DIRECTIVE: Skip pictures; extract every line from the one with "Clone this chart in D3.js." through the one with "const rightTicks = [-4,-2,0,2,4];", exactly as written.
------ THE DATA ------
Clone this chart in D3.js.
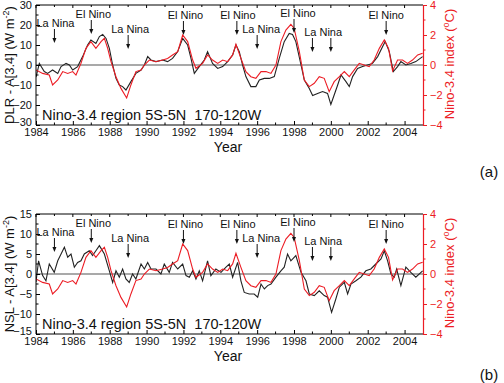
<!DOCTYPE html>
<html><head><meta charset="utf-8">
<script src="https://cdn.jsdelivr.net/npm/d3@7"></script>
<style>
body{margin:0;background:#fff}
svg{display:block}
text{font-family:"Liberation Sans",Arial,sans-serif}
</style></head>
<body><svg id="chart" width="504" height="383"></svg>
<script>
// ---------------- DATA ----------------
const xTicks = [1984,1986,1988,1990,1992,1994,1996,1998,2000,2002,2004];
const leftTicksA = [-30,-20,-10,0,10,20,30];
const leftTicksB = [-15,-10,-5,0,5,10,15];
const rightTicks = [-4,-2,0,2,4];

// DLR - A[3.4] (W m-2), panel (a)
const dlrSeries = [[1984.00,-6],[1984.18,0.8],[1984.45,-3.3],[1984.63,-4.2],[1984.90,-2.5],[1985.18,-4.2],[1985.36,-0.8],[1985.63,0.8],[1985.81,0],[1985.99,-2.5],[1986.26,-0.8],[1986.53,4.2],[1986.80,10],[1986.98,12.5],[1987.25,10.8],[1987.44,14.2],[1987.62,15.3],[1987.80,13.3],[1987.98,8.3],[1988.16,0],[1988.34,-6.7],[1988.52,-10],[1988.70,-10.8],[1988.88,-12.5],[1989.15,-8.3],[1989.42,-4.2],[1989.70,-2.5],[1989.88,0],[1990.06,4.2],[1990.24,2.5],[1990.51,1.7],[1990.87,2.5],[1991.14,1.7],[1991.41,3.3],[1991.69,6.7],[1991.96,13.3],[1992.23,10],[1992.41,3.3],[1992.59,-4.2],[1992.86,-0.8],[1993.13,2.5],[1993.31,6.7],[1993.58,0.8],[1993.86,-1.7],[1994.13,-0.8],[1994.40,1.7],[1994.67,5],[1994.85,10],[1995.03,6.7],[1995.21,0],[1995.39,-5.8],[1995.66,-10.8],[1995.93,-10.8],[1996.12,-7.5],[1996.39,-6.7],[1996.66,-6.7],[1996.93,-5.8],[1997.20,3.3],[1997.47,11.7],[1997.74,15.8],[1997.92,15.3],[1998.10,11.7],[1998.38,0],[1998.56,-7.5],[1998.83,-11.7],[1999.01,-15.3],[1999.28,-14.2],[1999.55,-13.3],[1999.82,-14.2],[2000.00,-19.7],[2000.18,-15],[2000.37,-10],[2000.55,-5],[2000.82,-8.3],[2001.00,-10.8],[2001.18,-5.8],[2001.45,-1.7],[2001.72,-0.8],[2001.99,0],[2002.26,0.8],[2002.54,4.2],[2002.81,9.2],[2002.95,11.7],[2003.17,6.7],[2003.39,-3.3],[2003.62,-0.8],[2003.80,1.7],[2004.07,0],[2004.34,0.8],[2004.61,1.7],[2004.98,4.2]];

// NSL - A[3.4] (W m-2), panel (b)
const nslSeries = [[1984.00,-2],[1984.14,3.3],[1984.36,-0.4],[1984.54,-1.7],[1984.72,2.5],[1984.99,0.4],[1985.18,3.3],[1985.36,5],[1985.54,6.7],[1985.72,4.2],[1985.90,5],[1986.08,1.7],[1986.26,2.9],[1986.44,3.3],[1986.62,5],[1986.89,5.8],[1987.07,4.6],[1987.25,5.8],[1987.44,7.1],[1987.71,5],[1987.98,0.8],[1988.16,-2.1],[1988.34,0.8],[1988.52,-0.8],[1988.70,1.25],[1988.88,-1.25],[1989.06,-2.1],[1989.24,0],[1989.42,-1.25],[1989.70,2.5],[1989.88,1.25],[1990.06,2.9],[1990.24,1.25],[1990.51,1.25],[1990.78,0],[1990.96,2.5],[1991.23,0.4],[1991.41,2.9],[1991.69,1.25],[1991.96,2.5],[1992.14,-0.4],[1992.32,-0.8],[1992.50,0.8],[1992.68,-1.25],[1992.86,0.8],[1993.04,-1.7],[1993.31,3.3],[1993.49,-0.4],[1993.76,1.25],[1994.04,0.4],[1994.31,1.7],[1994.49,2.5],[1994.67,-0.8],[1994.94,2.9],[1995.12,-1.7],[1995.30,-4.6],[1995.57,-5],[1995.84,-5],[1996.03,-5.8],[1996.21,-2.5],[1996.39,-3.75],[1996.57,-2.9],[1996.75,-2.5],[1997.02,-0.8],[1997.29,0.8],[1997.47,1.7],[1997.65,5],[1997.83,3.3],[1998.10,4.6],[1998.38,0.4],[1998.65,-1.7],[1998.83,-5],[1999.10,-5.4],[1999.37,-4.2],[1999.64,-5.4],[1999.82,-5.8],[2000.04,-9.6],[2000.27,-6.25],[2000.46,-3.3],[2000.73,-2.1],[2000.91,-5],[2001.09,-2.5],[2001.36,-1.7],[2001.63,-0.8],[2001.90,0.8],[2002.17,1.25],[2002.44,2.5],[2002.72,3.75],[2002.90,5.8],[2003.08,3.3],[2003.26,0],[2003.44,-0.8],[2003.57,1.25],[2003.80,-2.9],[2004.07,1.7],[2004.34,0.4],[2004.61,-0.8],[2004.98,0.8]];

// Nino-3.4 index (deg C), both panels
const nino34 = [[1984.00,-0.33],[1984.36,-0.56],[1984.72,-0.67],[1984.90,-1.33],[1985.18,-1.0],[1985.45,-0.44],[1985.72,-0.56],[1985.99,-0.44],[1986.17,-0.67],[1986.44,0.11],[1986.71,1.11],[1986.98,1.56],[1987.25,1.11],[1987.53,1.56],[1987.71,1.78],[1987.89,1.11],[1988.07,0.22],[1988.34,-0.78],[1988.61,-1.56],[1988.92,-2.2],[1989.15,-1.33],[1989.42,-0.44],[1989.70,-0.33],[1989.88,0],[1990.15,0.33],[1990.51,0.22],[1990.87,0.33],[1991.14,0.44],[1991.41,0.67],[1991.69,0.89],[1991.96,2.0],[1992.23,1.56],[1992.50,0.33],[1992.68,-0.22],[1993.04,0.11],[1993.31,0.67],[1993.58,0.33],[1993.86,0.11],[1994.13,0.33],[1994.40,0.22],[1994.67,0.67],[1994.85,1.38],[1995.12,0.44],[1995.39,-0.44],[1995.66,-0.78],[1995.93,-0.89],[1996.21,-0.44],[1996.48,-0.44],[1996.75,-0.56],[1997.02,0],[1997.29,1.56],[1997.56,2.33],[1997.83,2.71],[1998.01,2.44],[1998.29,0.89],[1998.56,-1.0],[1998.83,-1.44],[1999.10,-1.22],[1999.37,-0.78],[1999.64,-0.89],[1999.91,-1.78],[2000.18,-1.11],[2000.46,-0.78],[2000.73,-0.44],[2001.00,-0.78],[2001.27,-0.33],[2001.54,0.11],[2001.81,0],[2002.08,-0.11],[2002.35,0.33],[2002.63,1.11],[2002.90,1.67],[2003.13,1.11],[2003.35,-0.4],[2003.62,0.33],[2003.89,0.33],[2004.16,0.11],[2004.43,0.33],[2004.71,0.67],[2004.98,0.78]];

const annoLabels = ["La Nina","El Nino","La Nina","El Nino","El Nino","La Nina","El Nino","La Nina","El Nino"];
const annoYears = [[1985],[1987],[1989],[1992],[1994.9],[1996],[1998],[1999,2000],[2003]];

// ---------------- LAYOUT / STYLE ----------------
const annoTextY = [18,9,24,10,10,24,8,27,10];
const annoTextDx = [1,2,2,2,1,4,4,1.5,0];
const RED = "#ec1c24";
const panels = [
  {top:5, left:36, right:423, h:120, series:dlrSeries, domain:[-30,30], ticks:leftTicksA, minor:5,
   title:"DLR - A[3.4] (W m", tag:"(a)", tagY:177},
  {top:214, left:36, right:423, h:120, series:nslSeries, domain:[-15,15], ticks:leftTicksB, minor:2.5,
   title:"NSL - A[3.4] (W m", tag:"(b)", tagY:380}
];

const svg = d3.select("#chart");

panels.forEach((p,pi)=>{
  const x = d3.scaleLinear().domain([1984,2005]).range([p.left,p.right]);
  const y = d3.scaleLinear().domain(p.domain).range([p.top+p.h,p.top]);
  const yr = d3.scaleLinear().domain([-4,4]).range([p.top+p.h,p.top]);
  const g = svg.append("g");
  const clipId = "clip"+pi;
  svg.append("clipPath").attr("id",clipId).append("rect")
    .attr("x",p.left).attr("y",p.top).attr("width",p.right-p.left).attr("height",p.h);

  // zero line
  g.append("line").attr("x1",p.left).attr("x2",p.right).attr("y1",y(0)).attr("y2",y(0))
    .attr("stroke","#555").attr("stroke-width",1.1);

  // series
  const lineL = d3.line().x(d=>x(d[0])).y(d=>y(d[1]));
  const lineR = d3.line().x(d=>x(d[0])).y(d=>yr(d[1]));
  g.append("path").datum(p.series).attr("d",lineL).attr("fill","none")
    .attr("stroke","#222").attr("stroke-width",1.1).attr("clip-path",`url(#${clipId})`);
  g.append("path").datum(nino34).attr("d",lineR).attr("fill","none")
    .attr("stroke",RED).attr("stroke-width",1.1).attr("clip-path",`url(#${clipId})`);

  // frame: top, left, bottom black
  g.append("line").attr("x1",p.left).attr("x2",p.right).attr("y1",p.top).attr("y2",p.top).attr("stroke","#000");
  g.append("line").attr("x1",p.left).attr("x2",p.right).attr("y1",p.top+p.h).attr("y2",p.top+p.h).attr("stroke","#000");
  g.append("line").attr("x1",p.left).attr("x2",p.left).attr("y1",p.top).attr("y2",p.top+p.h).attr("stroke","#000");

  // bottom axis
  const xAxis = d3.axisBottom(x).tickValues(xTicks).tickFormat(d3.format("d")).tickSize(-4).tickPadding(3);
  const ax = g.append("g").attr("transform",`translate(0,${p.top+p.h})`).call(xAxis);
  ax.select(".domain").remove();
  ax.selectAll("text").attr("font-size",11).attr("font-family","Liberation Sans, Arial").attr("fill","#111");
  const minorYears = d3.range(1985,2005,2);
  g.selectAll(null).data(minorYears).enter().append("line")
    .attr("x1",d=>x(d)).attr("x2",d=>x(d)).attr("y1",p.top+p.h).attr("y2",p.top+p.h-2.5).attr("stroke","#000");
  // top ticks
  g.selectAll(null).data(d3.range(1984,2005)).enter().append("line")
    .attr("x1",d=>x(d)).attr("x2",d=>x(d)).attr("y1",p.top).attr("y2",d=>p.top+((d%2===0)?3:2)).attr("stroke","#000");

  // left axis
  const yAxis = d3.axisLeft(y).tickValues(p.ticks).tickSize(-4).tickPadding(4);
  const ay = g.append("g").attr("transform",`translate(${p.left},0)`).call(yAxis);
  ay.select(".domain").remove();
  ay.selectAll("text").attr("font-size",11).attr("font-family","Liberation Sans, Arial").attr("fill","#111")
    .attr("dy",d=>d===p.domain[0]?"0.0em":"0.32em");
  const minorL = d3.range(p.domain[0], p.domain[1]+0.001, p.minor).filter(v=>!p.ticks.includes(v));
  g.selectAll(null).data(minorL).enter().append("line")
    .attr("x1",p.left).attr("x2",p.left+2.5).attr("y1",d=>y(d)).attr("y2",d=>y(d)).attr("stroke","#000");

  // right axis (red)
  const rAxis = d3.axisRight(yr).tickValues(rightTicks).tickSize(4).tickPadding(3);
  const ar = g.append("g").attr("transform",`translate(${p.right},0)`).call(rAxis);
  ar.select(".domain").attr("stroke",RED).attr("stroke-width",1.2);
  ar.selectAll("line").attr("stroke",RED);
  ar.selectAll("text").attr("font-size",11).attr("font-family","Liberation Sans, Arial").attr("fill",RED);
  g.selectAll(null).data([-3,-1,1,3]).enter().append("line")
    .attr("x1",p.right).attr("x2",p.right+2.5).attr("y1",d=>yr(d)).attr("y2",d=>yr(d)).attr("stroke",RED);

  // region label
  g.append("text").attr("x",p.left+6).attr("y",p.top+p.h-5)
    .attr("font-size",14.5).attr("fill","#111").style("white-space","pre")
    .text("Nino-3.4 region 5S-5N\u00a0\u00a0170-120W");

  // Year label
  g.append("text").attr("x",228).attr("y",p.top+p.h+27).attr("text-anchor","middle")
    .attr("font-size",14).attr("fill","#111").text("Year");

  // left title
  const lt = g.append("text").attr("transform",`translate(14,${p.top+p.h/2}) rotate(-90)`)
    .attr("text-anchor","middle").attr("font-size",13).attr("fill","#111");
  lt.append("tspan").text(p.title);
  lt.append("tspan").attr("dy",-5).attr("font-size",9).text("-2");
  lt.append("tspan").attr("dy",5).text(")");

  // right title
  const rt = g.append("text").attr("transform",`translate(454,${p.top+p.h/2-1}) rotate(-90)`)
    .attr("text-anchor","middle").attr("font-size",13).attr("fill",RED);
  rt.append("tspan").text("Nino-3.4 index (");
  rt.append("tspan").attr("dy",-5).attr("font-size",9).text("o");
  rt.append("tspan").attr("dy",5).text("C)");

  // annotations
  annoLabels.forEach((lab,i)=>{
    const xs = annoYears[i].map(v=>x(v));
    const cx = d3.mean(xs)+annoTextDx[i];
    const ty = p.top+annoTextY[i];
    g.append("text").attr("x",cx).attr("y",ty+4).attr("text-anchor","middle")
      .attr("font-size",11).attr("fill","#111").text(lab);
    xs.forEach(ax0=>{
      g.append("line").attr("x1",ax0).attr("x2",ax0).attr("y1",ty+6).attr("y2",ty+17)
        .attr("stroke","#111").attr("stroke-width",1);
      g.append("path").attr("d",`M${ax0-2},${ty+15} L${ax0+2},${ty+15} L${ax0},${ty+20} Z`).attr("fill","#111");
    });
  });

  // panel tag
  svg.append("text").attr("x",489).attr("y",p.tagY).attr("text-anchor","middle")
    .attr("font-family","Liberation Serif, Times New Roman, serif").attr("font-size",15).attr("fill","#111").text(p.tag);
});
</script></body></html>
------
------ THE DATA ------
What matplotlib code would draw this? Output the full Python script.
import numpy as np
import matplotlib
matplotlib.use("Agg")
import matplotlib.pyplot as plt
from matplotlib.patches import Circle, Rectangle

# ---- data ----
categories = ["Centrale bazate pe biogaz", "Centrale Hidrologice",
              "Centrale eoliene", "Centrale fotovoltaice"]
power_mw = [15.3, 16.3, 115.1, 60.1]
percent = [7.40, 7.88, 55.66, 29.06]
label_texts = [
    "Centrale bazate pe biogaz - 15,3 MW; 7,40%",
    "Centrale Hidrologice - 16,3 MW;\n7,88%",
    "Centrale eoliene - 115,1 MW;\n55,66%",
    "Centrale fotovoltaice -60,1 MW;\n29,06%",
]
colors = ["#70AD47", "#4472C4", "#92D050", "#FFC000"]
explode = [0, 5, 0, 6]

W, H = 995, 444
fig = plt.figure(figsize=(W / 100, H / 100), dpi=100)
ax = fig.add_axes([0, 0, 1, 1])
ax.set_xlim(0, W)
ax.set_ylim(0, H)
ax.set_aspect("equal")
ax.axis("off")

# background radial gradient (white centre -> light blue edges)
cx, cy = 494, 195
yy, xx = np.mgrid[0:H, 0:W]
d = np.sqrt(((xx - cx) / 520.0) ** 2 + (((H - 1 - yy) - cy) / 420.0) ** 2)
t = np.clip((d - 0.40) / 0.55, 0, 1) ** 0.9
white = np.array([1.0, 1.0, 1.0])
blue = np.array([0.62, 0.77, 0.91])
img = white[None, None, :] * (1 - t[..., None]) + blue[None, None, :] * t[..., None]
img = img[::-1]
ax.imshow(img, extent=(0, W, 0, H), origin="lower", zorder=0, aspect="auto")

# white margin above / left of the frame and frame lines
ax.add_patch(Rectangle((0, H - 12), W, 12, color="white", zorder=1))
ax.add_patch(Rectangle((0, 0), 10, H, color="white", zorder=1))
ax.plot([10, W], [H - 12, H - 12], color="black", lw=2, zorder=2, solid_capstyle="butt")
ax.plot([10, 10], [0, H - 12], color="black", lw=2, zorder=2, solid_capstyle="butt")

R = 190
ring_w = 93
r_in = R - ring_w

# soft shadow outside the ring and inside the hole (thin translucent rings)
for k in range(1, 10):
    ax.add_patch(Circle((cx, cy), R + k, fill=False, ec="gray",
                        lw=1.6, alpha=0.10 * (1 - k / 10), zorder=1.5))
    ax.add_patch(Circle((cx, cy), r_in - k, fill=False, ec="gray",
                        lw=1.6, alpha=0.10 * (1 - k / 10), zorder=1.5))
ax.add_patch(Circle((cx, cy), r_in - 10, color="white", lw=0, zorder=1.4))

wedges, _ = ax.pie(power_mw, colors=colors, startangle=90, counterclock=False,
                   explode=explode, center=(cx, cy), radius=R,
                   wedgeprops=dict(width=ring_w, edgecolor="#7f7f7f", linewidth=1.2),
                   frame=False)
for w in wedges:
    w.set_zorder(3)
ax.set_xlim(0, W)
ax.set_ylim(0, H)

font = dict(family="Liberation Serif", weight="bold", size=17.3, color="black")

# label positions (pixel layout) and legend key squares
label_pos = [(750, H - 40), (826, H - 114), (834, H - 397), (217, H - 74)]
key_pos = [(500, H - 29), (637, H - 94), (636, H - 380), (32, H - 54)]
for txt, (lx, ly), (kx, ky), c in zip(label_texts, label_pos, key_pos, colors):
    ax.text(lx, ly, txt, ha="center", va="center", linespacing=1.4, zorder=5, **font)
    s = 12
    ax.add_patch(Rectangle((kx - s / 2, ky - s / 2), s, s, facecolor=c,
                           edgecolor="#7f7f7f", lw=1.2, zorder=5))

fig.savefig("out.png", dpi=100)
------
WRITTEN SOLUTION:
Clone this chart in D3.js.
<!DOCTYPE html>
<html><head><meta charset="utf-8">
<script src="https://cdn.jsdelivr.net/npm/d3@7"></script>
<style>
body{margin:0;background:#fff}
svg{display:block}
text{font-family:"Liberation Sans",Arial,sans-serif}
</style></head>
<body><svg id="chart" width="504" height="383"></svg>
<script>
// ---------------- DATA ----------------
const xTicks = [1984,1986,1988,1990,1992,1994,1996,1998,2000,2002,2004];
const leftTicksA = [-30,-20,-10,0,10,20,30];
const leftTicksB = [-15,-10,-5,0,5,10,15];
const rightTicks = [-4,-2,0,2,4];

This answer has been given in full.